VOV.VN - Cash remains the dominant payment method in Vietnam amidst rising alternative electronic means of payments, according to a newly-released report by Standard Chartered.
|Cash on delivery (COD) for internet purchase amounts to 90.17 per cent of the total in Vietnam.
The “Cash Digitisation in ASEAN” report shows that cash on delivery (COD) for internet purchase accounts for 90.17 per cent of the total in Vietnam while bank account and credit card ownership hold 30.80 per cent and 4.12 per cent, respectively.

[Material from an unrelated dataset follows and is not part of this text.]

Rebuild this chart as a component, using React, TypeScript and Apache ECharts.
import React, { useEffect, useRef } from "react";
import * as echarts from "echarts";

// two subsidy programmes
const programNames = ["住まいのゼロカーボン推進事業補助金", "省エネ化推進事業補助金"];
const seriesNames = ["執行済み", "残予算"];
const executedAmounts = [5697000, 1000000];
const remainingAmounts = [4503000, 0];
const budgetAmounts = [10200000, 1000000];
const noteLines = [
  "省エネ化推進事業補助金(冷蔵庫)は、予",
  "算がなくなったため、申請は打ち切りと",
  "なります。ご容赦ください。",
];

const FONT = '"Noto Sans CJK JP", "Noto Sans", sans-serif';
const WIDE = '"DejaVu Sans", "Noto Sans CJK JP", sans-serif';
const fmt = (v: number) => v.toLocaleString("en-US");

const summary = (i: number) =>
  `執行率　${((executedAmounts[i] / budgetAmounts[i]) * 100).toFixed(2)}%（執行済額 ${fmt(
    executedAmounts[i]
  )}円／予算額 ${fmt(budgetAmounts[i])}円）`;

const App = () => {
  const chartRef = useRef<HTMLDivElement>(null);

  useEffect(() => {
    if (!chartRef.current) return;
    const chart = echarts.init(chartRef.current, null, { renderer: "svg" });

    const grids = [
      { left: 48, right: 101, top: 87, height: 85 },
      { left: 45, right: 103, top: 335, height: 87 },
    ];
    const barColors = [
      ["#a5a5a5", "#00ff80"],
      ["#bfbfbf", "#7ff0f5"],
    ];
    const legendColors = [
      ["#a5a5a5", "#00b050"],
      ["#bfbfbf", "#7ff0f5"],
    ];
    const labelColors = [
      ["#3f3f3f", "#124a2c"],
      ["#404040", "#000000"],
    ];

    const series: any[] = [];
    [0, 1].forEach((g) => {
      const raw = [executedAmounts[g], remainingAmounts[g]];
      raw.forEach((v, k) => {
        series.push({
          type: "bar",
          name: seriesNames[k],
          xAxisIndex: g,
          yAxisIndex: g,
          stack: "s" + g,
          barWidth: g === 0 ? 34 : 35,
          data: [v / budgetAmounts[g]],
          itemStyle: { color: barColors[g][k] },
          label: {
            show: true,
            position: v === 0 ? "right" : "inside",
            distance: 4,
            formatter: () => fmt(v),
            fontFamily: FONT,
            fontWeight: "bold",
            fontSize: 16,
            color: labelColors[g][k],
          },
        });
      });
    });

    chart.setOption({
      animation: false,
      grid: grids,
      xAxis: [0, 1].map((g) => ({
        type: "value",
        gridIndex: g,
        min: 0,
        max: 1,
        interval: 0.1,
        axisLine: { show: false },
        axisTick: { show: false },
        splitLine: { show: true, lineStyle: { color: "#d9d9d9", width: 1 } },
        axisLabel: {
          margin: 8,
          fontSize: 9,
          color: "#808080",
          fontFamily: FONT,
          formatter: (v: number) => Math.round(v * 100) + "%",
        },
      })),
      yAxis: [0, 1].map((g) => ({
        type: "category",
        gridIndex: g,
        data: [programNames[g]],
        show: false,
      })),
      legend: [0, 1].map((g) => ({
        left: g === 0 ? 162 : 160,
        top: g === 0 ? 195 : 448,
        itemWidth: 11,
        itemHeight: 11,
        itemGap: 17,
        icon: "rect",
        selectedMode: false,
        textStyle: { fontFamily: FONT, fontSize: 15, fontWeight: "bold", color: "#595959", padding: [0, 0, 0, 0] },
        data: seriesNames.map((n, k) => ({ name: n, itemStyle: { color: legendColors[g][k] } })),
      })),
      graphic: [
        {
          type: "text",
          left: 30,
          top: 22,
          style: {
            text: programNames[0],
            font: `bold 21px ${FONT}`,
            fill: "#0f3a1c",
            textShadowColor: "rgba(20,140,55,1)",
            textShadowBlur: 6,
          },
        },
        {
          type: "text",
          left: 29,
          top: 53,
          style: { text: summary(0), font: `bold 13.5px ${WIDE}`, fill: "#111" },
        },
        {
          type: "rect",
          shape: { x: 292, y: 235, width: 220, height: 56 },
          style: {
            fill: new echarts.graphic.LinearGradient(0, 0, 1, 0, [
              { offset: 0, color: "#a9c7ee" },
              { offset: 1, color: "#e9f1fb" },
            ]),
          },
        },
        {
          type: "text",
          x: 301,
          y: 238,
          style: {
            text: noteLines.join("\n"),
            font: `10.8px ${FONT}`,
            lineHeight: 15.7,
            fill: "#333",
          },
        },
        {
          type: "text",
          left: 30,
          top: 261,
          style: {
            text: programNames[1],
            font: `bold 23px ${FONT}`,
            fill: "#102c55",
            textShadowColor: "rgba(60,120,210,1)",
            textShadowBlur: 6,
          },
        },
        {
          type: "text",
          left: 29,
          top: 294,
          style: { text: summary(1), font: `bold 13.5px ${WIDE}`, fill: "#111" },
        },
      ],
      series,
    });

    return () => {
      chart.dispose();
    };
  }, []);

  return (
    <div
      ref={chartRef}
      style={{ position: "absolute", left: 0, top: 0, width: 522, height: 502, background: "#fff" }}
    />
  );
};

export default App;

The paper also highlights around 20 e-wallet applications currently operating in Vietnam, notably Vi Viet, Zalo Pay, 123Pay, Bankplus, MoMo, and Wepay.
Standard Chartered puts high hopes on the future development of e-wallet payments in Vietnam thanks to an initiative aimed at boosting non-cash payments and cutting down the cash transaction ratio to below 10 per cent during the 2016-20 period.
Many foreign operators such as Samsung Pay, Alipay, and Amazon have reportedly entered the local market in order to tap into the growing potential.
Many ASEAN member countries are also in the same situation. Cash payments make up more than 70 per cent of transactions in the Philippines and Indonesia, and 43 per cent in Singapore.
Aside from Singapore which held a ‘stand out’ spot in the Digital Evolution Index 2017 by Tufts University and Mastercard, traditional means of banking and payments remain quite popular in the rest of ASEAN.
Hence, significant potential exists for the development of the digital banking infrastructure in ASEAN.
As new technologies transform business operations and banking services, digital solutions are believed to increasingly redefine the way corporate treasuries operate within the financial system.
In the digital age, treasurers which embrace and adopt new technology will drive greater efficiency and business alignment.